The First Thing You Say

George Marshall, US Army Chief of Staff, walked into the War Department (shown in the photo) on December 7, 1941 and said this:

“We are now in the fog of war.” 

That was his chosen first statement to his immediate followers at the War Department after the Japanese bombing of Pearl Harbor.

Take a moment and let that 8-word statement sink in. Try to imagine sitting in a nondescript office with other people and hearing your leader enter the room and saying such a thing at such a time.

How does it strike you?

Is it the kind of statement you would have made as a leader in a situation like Marshall’s? What else might you have said instead?

It’s a crisis atmosphere, to be sure, and in a crisis atmosphere the chances are good that your first statement will stick with your followers for some time. Other things will emerge, of course, and will replace your first statement in the minds and hearts of your followers. But for a while, your first statement will hold fast.

So again, how does this statement of Marshall’s strike you?

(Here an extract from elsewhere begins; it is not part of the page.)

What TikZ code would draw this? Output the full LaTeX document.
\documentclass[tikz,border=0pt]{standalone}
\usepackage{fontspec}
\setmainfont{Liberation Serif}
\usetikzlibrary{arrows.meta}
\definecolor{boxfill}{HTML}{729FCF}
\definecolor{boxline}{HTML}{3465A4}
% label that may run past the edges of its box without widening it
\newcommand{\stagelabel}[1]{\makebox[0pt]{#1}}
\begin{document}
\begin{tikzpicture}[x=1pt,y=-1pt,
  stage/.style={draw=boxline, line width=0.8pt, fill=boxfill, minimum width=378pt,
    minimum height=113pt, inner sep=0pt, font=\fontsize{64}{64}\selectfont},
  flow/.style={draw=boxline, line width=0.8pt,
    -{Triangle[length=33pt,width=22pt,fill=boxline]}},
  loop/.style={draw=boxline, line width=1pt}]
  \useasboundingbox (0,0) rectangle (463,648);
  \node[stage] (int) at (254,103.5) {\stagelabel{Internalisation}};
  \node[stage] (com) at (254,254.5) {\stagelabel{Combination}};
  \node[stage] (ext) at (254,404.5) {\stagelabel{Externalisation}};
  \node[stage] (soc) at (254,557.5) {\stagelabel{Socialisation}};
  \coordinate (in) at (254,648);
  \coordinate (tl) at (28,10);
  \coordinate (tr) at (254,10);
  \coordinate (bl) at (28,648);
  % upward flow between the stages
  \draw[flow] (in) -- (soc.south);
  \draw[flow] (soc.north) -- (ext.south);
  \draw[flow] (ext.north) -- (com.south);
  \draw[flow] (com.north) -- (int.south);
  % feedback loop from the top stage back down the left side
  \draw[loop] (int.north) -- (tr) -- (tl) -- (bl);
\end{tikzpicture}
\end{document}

Let’s do a quick check as to the content and implications of Marshall’s choice:

  • We don’t know much about what is going on; in fact, we may know very little.
  • This is a defined phase or stage of time; yes, weirdly, fog has a defined beginning and end; you know when it’s there and you know when it’s not there.
  • Your attitude in hearing my words will affect this phase or stage; what you do and how you conduct yourself will blend with the fog; therefore, will you help or hurt the situation?
  • As followers you can see that I can be relied on to communicate to you as a leader; the presence of fog doesn’t lessen my reliability and neither will anything else; count on it.
  • The presence of fog, of not knowing, does not relieve you of your duties and responsibilities; you still need to do your job; just do it in the awareness of the fog around you.

That’s a lot to glean from eight words, I admit. Nevertheless, I think Marshall’s short comment is worthy of remembrance on a day worthy of remembering.